# What needs to be done
Your answer should consist solely of the lines from the one with "Reproduce this chart" through the one with "import * as", copied exactly, endpoints included.
===== Source material =====
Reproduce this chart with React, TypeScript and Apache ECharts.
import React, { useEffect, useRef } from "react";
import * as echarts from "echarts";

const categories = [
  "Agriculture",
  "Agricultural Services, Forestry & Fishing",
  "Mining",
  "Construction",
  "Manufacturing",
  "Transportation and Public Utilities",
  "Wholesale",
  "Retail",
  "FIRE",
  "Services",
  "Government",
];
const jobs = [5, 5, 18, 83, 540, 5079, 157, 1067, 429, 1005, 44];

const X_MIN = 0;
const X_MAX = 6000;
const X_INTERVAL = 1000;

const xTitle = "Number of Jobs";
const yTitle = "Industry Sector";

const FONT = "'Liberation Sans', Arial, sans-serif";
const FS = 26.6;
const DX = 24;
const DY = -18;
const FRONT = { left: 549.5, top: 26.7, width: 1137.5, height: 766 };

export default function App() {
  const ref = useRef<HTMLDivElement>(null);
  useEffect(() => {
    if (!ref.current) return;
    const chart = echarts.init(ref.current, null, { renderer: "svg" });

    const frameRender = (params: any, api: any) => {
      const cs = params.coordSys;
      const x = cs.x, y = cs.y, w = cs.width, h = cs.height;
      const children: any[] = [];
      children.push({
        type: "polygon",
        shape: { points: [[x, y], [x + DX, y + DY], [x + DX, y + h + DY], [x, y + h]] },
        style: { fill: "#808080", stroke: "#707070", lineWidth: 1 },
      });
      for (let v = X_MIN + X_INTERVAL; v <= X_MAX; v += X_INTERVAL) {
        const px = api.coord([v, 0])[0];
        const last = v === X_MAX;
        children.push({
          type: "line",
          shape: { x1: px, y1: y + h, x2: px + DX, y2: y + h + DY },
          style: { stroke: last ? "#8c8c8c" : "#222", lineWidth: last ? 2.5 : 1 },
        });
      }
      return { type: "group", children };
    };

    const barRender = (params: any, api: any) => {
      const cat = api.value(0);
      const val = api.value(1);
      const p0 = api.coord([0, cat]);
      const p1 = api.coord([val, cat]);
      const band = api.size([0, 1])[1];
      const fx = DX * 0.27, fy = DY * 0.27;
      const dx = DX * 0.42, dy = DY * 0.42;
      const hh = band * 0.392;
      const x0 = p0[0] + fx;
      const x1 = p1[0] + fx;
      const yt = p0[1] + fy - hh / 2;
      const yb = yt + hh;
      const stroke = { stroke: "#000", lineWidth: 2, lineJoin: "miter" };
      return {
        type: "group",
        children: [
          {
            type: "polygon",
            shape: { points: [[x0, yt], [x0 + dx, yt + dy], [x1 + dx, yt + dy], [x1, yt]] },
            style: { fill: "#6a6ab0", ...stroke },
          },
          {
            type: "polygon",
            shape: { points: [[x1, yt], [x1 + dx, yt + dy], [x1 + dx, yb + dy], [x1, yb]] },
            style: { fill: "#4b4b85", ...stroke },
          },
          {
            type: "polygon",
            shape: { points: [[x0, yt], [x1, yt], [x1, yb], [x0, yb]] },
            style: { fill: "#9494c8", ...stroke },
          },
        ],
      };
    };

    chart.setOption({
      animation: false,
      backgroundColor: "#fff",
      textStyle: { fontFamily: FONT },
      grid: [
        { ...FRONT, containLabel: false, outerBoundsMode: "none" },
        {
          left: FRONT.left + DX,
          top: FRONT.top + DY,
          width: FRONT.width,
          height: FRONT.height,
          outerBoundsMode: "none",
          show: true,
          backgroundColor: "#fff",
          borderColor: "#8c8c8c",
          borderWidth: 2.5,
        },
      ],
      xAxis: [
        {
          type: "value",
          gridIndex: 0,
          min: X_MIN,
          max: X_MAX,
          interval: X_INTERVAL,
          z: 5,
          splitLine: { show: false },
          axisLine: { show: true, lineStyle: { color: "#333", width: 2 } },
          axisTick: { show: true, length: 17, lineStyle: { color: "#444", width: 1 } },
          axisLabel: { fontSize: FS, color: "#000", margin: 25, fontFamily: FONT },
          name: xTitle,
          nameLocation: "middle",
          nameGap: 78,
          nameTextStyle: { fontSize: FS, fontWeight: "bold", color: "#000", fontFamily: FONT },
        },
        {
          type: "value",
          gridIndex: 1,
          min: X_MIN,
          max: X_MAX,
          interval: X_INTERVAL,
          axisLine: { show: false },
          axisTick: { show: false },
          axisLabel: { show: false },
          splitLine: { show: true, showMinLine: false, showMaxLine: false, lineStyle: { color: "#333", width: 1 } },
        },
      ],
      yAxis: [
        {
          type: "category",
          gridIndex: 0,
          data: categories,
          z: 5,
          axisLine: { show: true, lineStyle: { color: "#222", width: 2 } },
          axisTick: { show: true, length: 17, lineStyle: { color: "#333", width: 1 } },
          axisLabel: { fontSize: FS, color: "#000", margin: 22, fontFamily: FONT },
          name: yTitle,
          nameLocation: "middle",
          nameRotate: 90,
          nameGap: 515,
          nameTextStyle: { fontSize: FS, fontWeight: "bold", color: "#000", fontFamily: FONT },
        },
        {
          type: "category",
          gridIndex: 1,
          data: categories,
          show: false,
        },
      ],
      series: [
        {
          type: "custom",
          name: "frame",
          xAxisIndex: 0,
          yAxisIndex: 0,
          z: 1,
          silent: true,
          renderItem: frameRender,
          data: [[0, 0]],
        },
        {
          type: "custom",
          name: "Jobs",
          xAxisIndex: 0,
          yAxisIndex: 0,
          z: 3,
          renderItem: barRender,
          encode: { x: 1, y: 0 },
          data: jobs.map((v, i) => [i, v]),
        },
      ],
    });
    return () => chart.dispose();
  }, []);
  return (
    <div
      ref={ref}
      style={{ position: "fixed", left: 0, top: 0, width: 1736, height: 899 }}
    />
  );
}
=====
===== Source material =====
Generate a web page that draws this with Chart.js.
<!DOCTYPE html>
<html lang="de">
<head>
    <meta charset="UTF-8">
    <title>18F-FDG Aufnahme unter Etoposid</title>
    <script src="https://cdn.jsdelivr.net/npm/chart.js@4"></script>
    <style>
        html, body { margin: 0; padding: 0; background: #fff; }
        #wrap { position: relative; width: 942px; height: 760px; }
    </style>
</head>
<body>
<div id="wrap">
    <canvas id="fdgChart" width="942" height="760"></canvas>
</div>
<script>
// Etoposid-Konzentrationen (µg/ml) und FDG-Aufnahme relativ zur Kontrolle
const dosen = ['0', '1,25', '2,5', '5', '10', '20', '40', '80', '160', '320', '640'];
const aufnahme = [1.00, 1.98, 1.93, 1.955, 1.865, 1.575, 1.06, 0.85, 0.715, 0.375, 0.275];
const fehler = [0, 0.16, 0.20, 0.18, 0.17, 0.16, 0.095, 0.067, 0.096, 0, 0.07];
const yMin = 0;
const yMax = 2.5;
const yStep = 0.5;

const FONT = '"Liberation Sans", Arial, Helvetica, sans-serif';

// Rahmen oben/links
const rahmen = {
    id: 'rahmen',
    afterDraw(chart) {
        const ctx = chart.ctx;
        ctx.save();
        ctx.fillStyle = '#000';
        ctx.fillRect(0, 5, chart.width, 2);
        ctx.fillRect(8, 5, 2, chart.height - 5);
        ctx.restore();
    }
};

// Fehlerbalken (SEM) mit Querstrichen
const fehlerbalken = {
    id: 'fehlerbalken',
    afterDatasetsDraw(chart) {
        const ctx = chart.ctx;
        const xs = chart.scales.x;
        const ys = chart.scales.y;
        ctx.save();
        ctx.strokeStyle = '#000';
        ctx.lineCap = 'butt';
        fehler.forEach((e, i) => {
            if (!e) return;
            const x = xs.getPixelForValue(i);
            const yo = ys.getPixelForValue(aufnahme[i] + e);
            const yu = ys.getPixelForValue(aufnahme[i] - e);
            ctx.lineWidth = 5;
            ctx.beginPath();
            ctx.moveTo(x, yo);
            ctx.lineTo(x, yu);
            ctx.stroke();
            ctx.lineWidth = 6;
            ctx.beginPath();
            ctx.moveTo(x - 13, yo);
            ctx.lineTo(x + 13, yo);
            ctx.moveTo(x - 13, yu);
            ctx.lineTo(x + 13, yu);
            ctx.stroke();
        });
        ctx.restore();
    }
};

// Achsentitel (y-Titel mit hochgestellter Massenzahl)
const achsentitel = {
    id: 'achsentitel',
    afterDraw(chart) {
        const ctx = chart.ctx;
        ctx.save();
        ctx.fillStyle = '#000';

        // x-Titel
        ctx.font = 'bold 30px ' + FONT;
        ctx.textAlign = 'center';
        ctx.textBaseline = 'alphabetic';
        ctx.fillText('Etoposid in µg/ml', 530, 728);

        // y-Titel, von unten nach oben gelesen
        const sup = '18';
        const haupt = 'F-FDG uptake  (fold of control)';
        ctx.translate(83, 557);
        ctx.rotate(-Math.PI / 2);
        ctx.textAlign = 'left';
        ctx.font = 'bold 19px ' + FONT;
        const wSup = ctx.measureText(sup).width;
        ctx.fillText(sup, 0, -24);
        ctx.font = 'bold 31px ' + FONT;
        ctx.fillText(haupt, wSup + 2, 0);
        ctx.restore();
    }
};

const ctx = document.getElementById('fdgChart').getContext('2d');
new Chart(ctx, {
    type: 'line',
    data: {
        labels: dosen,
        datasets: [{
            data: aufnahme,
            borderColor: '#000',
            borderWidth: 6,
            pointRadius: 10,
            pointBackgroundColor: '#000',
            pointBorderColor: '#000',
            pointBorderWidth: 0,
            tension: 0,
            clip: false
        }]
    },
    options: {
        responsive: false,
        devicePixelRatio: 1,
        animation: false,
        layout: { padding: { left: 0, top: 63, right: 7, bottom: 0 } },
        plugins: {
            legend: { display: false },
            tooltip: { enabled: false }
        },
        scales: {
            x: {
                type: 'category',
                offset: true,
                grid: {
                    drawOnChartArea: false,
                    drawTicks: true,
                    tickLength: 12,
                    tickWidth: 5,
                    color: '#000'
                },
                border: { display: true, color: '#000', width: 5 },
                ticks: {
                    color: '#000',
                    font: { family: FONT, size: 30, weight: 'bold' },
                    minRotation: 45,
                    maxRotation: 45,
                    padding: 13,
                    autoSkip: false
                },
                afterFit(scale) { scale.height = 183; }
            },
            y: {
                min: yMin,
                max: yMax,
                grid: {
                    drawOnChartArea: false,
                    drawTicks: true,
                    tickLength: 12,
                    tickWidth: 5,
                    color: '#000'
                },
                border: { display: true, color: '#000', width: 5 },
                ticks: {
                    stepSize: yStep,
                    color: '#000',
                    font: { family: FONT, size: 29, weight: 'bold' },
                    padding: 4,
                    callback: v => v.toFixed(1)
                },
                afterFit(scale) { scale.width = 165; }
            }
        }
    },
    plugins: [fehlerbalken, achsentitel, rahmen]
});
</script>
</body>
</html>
=====
# Output below
Reproduce this chart with React, TypeScript and Apache ECharts.
import React, { useEffect, useRef } from "react";
import * as echarts from "echarts";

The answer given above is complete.